The cost tracker will not track duration for failed TN1 simulator tasks. During a TN1 simulation, if your rehearsal completes, but the contraction step fails, your rehearsal charge will not be shown in the cost tracker.

Best practices for cost savings

Consider the following best practices for using Amazon Braket. Save time, minimize costs, and avoid common errors.

Verify with simulators

  • Verify your circuits using a simulator before you run it on a QPU, so you can fine-tune your circuit without incurring charges for QPU usage.
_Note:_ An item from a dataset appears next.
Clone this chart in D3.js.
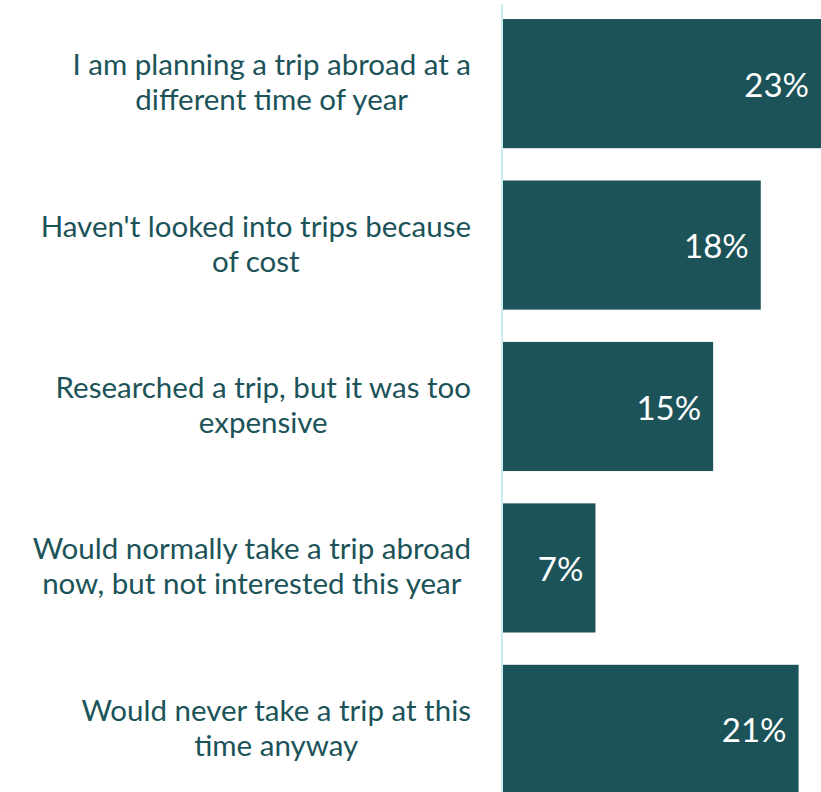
<!DOCTYPE html>
<html>
<head>
<meta charset="utf-8">
<script src="https://cdn.jsdelivr.net/npm/d3@7"></script>
<style>
  html, body { margin: 0; padding: 0; background: #fff; }
  svg { display: block; }
</style>
</head>
<body>
<svg id="chart" width="821" height="792"></svg>
<script>
const categories = [
  "I am planning a trip abroad at a\ndifferent time of year",
  "Haven't looked into trips because\nof cost",
  "Researched a trip, but it was too\nexpensive",
  "Would normally take a trip abroad\nnow, but not interested this year",
  "Would never take a trip at this\ntime anyway"
];
const values = [22.7, 18.4, 15.0, 6.6, 21.1];
const valueLabels = ["23%", "18%", "15%", "7%", "21%"];

const W = 821, H = 792;
const x0 = 503;
const barColor = "#1b5359";
const textColor = "#1b5359";
const fontFamily = "Lato, 'Open Sans', sans-serif";

const svg = d3.select("#chart");

const x = d3.scaleLinear().domain([0, 22.7]).range([x0, 821]);
const y = d3.scaleBand()
  .domain(d3.range(categories.length))
  .range([0, 813])
  .paddingInner(0.2)
  .paddingOuter(0.118);

// bars
svg.append("g").selectAll("rect")
  .data(values)
  .join("rect")
  .attr("x", x(0))
  .attr("y", (d, i) => y(i))
  .attr("width", d => x(d) - x(0))
  .attr("height", y.bandwidth())
  .attr("fill", barColor);

// axis line
svg.append("line")
  .attr("x1", x0 - 1).attr("x2", x0 - 1)
  .attr("y1", 4).attr("y2", H)
  .attr("stroke", "#c8eef2")
  .attr("stroke-width", 2);

// value labels
svg.append("g").selectAll("text")
  .data(values)
  .join("text")
  .attr("x", d => x(d) - 12)
  .attr("y", (d, i) => y(i) + y.bandwidth() / 2 + 13)
  .attr("text-anchor", "end")
  .attr("fill", "#ffffff")
  .attr("font-family", fontFamily)
  .attr("font-size", 33)
  .text((d, i) => valueLabels[i]);

// category labels: block right-aligned, lines centered within block
const labelRight = 471;
const lineGap = 35;
categories.forEach((c, i) => {
  const lines = c.split("\n");
  const g = svg.append("g");
  const cy = y(i) + y.bandwidth() / 2;
  const texts = lines.map((ln, j) => g.append("text")
    .attr("y", cy + (j - (lines.length - 1) / 2) * lineGap + 9)
    .attr("text-anchor", "middle")
    .attr("fill", textColor)
    .attr("font-family", fontFamily)
    .attr("font-size", 29.5)
    .text(ln));
  const maxW = d3.max(texts, t => t.node().getComputedTextLength());
  texts.forEach(t => t.attr("x", labelRight - maxW / 2));
});
</script>
</body>
</html>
  • Although the results from running the circuit on a simulator may not be identical to the results from running the circuit on a QPU, you can identify coding errors or configuration issues using a simulator.

Restrict user access to certain devices

  • You can set up restrictions that keep unauthorized users from submitting tasks on certain devices. The recommended method for restricting access is with AWS IAM. For more information about how to do that, see Restrict access.
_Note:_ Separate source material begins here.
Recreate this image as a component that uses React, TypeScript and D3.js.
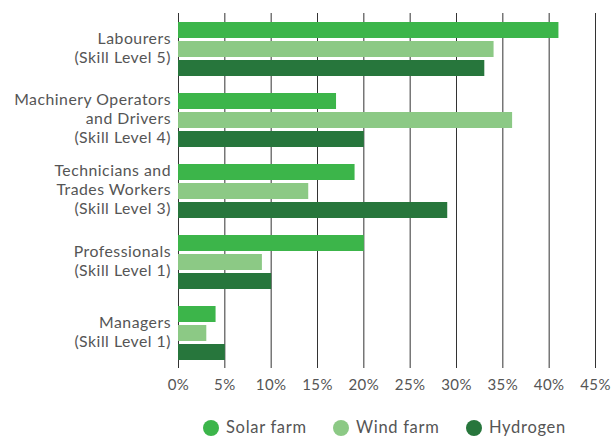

  • We recommend that you do not use your admin account as a way to give or restrict user access to Amazon Braket devices.

Set billing alarms

  • You can set a billing alarm to notify you when your bill reaches a preset limit. The recommended way to set up an alarm is through AWS Budgets. You can set custom budgets and receive alerts when your costs or usage may exceed your budgeted amount. Information is available at AWS Budgets.

Test TN1 simulator tasks with low shot counts

  • Simulators cost less than QHPs, but certain simulators can be expensive if tasks are run with high shot counts. We recommend that you test your TN1 simulator tasks with a low shot count. Shot count does not affect the cost for SV1 and local simulator tasks.

Check all Regions for tasks

  • The console displays tasks only for your current AWS Region. When looking for billable tasks that have been submitted, be sure to check all Regions.

  • You can view a list of devices and their associated Regions on the Supported Devices documentation page.